**THE PROBLEM**. Print exactly what lies from the line with "Emit a web page" down to the line with "1.5e7, 1.6e7, 1.7e7, 1.78e7];", counting both of those lines, but not the pictures.

**EXCERPTED RECORDS**.
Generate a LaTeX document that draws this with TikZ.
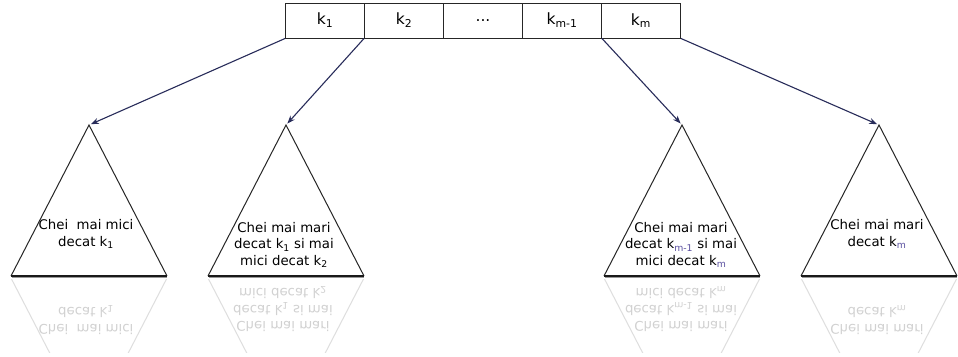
\documentclass[tikz,border=0pt]{standalone}
\usepackage{fontspec}
\setmainfont{DejaVu Sans}
\usetikzlibrary{arrows.meta}
\definecolor{navy}{RGB}{40,44,90}
\definecolor{subc}{RGB}{90,80,160}
\begin{document}
\begin{tikzpicture}[x=1pt,y=-1pt,
  cell/.style={draw=black!85,line width=1pt,minimum width=79pt,minimum height=35pt,inner sep=0pt,
    font=\fontsize{15.5}{17}\selectfont},
  arr/.style={draw=navy,line width=1.1pt,-{Stealth[length=8pt,width=6pt]},shorten >=2pt},
  tri/.style={draw=black!85,line width=1pt,line join=miter},
  txt/.style={align=center,inner sep=0pt,font=\fontsize{13.3}{16.8}\selectfont},
  rtri/.style={draw=black!13,line width=1pt},
  rtxt/.style={align=center,inner sep=0pt,text=black!18,font=\fontsize{13.3}{16.8}\selectfont,yscale=-1}]
\useasboundingbox (0,0) rectangle (958,356);
\fill[white] (0,0) rectangle (958,356);
% key cells
\node[cell] (c1) at (325,20.5) {k\textsubscript{1}};
\node[cell] (c2) at (404,20.5) {k\textsubscript{2}};
\node[cell] (c3) at (483,20.5) {...};
\node[cell] (c4) at (562,20.5) {k\textsubscript{m-1}};
\node[cell] (c5) at (641,20.5) {k\textsubscript{m}};
% apexes
\coordinate (a1) at (89,125);
\coordinate (a2) at (286,125);
\coordinate (a3) at (682,125);
\coordinate (a4) at (879,125);
% reflection
\begin{scope}
\clip (0,279) rectangle (958,352);
\foreach \x in {89,286,682,879}{
  \draw[rtri] (\x-78,278) -- (\x,429) -- (\x+78,278);
}
\node[rtxt] at (86,320) {Chei\ \ mai mici\\decat k\textsubscript{1}};
\node[rtxt] at (283,309) {Chei mai mari\\decat k\textsubscript{1} si mai\\mici decat k\textsubscript{2}};
\node[rtxt] at (681,309) {Chei mai mari\\decat k\textsubscript{m-1} si mai\\mici decat k\textsubscript{m}};
\node[rtxt] at (877,320) {Chei mai mari\\decat k\textsubscript{m}};
\end{scope}
% triangles
\foreach \x [count=\i] in {89,286,682,879}{
  \draw[tri] (\x-78,276) -- (\x,125) -- (\x+78,276);
  \draw[black!40,line width=1.2pt] (\x-77,277.8) -- (\x+78,277.8);
  \draw[black!90,line width=1.3pt] (\x-78,276) -- (\x+78,276);
}
% texts
\node[txt] (t1) at (86,234) {Chei\ \ mai mici\\decat k\textsubscript{1}};
\node[txt] (t2) at (284,245) {Chei mai mari\\decat k\textsubscript{1} si mai\\mici decat k\textsubscript{2}};
\node[txt] (t3) at (681,245) {Chei mai mari\\decat k{\color{subc}\textsubscript{m-1}} si mai\\mici decat k{\color{subc}\textsubscript{m}}};
\node[txt] (t4) at (877,234) {Chei mai mari\\decat k{\color{subc}\textsubscript{m}}};
% connectors
\draw[arr] (c1.south west) -- (a1);
\draw[arr] (c2.south west) -- (a2);
\draw[arr] (c4.south east) -- (a3);
\draw[arr] (c5.south east) -- (a4);
\end{tikzpicture}
\end{document}
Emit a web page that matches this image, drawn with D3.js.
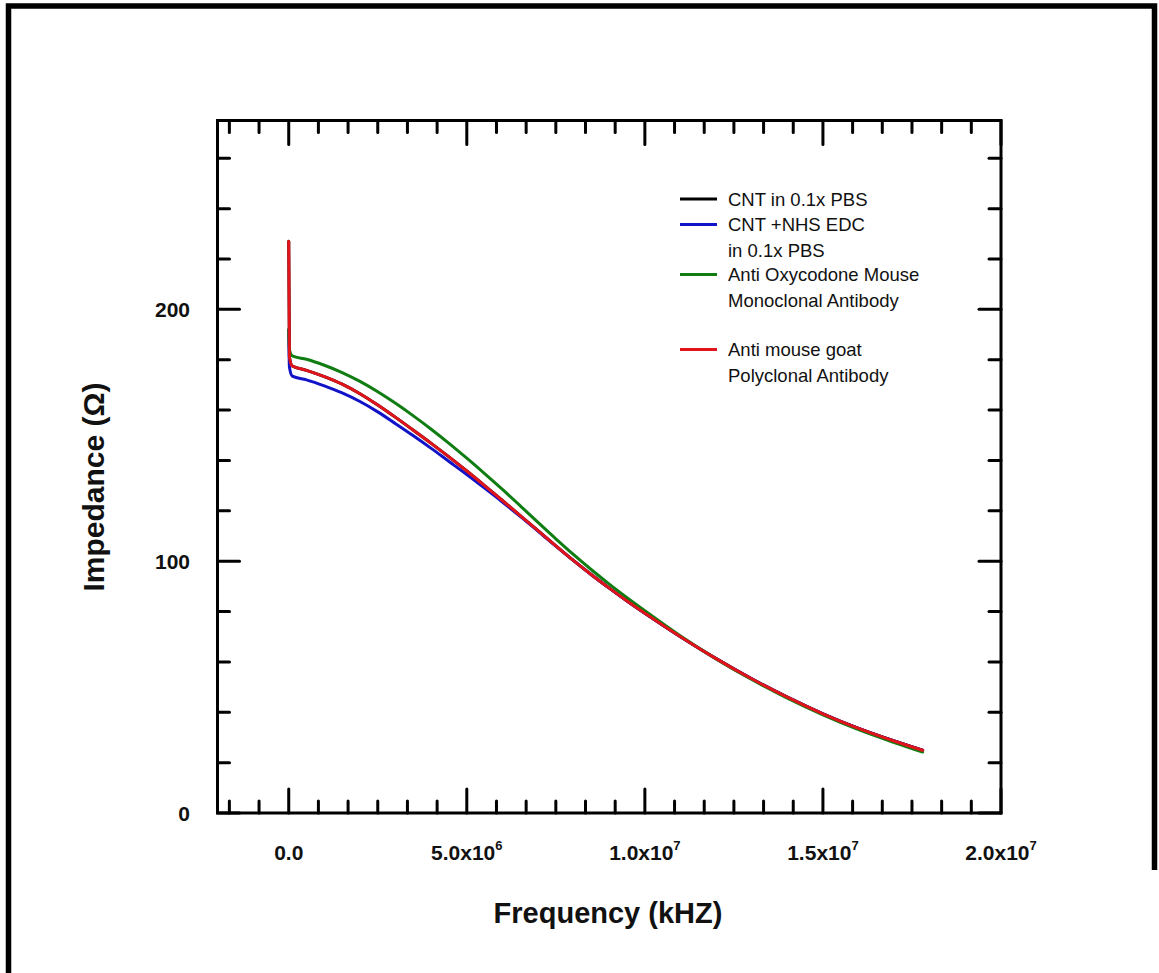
<!DOCTYPE html>
<html>
<head>
<meta charset="utf-8">
<script src="https://cdn.jsdelivr.net/npm/d3@7"></script>
<style>
  html, body { margin: 0; padding: 0; background: #fff; }
  svg { display: block; }
  text { font-family: "Liberation Sans", Arial, Helvetica, sans-serif; fill: #111; }
</style>
</head>
<body>
<svg id="chart" width="1159" height="973"></svg>
<script>
// Frequency sweep (kHz) shared by all four measurements
const freq = [0, 2e4, 1e5, 5e5, 1e6, 1.5e6, 2e6, 2.5e6, 3e6, 3.5e6, 4e6, 4.5e6, 5e6, 5.5e6,
  6e6, 6.5e6, 7e6, 7.5e6, 8e6, 8.5e6, 9e6, 9.5e6, 1e7, 1.1e7, 1.2e7, 1.3e7, 1.4e7,
  1.5e7, 1.6e7, 1.7e7, 1.78e7];

// Impedance (ohm) for each surface stage
const cntPbs = [227, 181, 177.5, 175.8, 173.3, 170.3, 166.5, 162.0, 157.1, 152.0, 146.8, 141.4,
  135.8, 130.0, 124.1, 118.1, 112.1, 106.1, 100.2, 94.6, 89.3, 84.2, 79.3, 70.0, 61.3, 53.3,
  46.0, 39.4, 33.6, 28.6, 24.9];
const cntNhsEdc = [192, 177, 173.5, 172.0, 169.6, 166.8, 163.4, 159.3, 154.6, 149.8, 144.8, 139.6,
  134.4, 129.0, 123.5, 117.8, 111.9, 106.0, 100.2, 94.6, 89.3, 84.2, 79.3, 70.0, 61.3, 53.3,
  46.0, 39.4, 33.6, 28.6, 24.9];
const antiOxy = [192, 184, 181.5, 180.2, 177.8, 174.9, 171.4, 167.3, 162.7, 157.7, 152.4, 146.8,
  140.9, 134.8, 128.5, 122.0, 115.4, 108.9, 102.6, 96.6, 90.9, 85.5, 80.3, 70.3, 61.2, 53.0,
  45.6, 39.0, 33.1, 28.0, 24.2];
const antiGoat = [227, 181, 177.5, 175.8, 173.3, 170.3, 166.5, 162.0, 157.1, 152.0, 146.8, 141.4,
  135.8, 130.0, 124.1, 118.1, 112.1, 106.1, 100.2, 94.6, 89.3, 84.2, 79.3, 70.0, 61.3, 53.3,
  46.0, 39.4, 33.6, 28.6, 24.9];

// Legend entries: label lines per series
const seriesNames = [
  ["CNT in 0.1x PBS"],
  ["CNT +NHS EDC", "in 0.1x PBS"],
  ["Anti Oxycodone Mouse", "Monoclonal Antibody"],
  ["Anti mouse goat", "Polyclonal Antibody"]
];
const seriesColors = ["#000000", "#1212c8", "#0f7d12", "#e0141a"];
const seriesValues = [cntPbs, cntNhsEdc, antiOxy, antiGoat];

// Axis ticks
const xMajor = [0, 5e6, 1e7, 1.5e7, 2e7];
const xMantissa = ["0.0", "5.0x10", "1.0x10", "1.5x10", "2.0x10"];
const xExponent = ["", "6", "7", "7", "7"];
const yMajor = [0, 100, 200];
const yMinor = [20, 40, 60, 80, 120, 140, 160, 180, 220, 240, 260];

const svg = d3.select("#chart");
const W = 1159, H = 973;
const plot = { left: 217.5, top: 120.5, right: 1001, bottom: 813 };

svg.append("rect").attr("width", W).attr("height", H).attr("fill", "#fff");

// Outer frame
svg.append("path")
  .attr("d", `M8.5,${H} V6 H1154.5 V870`)
  .attr("fill", "none").attr("stroke", "#000").attr("stroke-width", 5.5);

const x = d3.scaleLinear().domain([-2e6, 2e7]).range([plot.left, plot.right]);
const y = d3.scaleLinear().domain([0, 275]).range([plot.bottom, plot.top]);

const axisColor = "#000";
const step = 5e6 / 6;
const xMinor = d3.range(-2, 25).map(i => i * step)
  .filter(v => v > x.domain()[0] && v < x.domain()[1] && Math.abs(v / 5e6 - Math.round(v / 5e6)) > 1e-9);

const g = svg.append("g");

// Ticks, drawn inward on all four sides
function vTick(v, len) {
  const px = x(v);
  g.append("line").attr("x1", px).attr("x2", px).attr("y1", plot.bottom).attr("y2", plot.bottom - len);
  g.append("line").attr("x1", px).attr("x2", px).attr("y1", plot.top).attr("y2", plot.top + len);
}
function hTick(v, len) {
  const py = y(v);
  g.append("line").attr("y1", py).attr("y2", py).attr("x1", plot.left).attr("x2", plot.left + len);
  g.append("line").attr("y1", py).attr("y2", py).attr("x1", plot.right).attr("x2", plot.right - len);
}
xMinor.forEach(v => vTick(v, 12));
xMajor.forEach(v => vTick(v, 24));
yMinor.forEach(v => hTick(v, 12));
yMajor.forEach(v => hTick(v, 22));
g.selectAll("line").attr("stroke", axisColor).attr("stroke-width", 3).attr("stroke-linecap", "round");

// Data curves
const line = d3.line().x(d => x(d[0])).y(d => y(d[1])).curve(d3.curveMonotoneX);
seriesValues.forEach((vals, i) => {
  svg.append("path")
    .datum(freq.map((f, k) => [f, vals[k]]))
    .attr("d", line)
    .attr("fill", "none")
    .attr("stroke", seriesColors[i])
    .attr("stroke-width", 3)
    .attr("stroke-linejoin", "round")
    .attr("stroke-linecap", "round");
});

// Plot frame
svg.append("rect")
  .attr("x", plot.left).attr("y", plot.top)
  .attr("width", plot.right - plot.left).attr("height", plot.bottom - plot.top)
  .attr("fill", "none").attr("stroke", axisColor).attr("stroke-width", 3);

// X tick labels
xMajor.forEach((v, i) => {
  const t = svg.append("text")
    .attr("x", x(v)).attr("y", 860)
    .attr("text-anchor", "middle")
    .attr("font-size", 21).attr("font-weight", "bold");
  t.append("tspan").text(xMantissa[i]);
  if (xExponent[i]) {
    t.append("tspan").attr("dy", -10).attr("font-size", 13).text(xExponent[i]);
  }
});

// Y tick labels
yMajor.forEach(v => {
  svg.append("text")
    .attr("x", 190).attr("y", y(v) + 7.5)
    .attr("text-anchor", "end")
    .attr("font-size", 21).attr("font-weight", "bold")
    .text(v);
});

// Axis titles
svg.append("text")
  .attr("x", 608).attr("y", 923)
  .attr("text-anchor", "middle")
  .attr("font-size", 29).attr("font-weight", "bold")
  .text("Frequency (kHZ)");

svg.append("text")
  .attr("transform", "translate(104,487) rotate(-90)")
  .attr("text-anchor", "middle")
  .attr("font-size", 30).attr("font-weight", "bold")
  .text("Impedance (\u03A9)");

// Legend
const legendRows = [199, 224.5, 274.5, 349.5];
seriesNames.forEach((lines, i) => {
  const ly = legendRows[i];
  svg.append("line")
    .attr("x1", 680).attr("x2", 717).attr("y1", ly).attr("y2", ly)
    .attr("stroke", seriesColors[i]).attr("stroke-width", 3);
  lines.forEach((s, j) => {
    svg.append("text")
      .attr("x", 728).attr("y", ly + 6.5 + j * 25.5)
      .attr("font-size", 18.5)
      .text(s);
  });
});
</script>
</body>
</html>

**WRITTEN RESPONSE**.
Emit a web page that matches this image, drawn with D3.js.
<!DOCTYPE html>
<html>
<head>
<meta charset="utf-8">
<script src="https://cdn.jsdelivr.net/npm/d3@7"></script>
<style>
  html, body { margin: 0; padding: 0; background: #fff; }
  svg { display: block; }
  text { font-family: "Liberation Sans", Arial, Helvetica, sans-serif; fill: #111; }
</style>
</head>
<body>
<svg id="chart" width="1159" height="973"></svg>
<script>
// Frequency sweep (kHz) shared by all four measurements
const freq = [0, 2e4, 1e5, 5e5, 1e6, 1.5e6, 2e6, 2.5e6, 3e6, 3.5e6, 4e6, 4.5e6, 5e6, 5.5e6,
  6e6, 6.5e6, 7e6, 7.5e6, 8e6, 8.5e6, 9e6, 9.5e6, 1e7, 1.1e7, 1.2e7, 1.3e7, 1.4e7,
  1.5e7, 1.6e7, 1.7e7, 1.78e7];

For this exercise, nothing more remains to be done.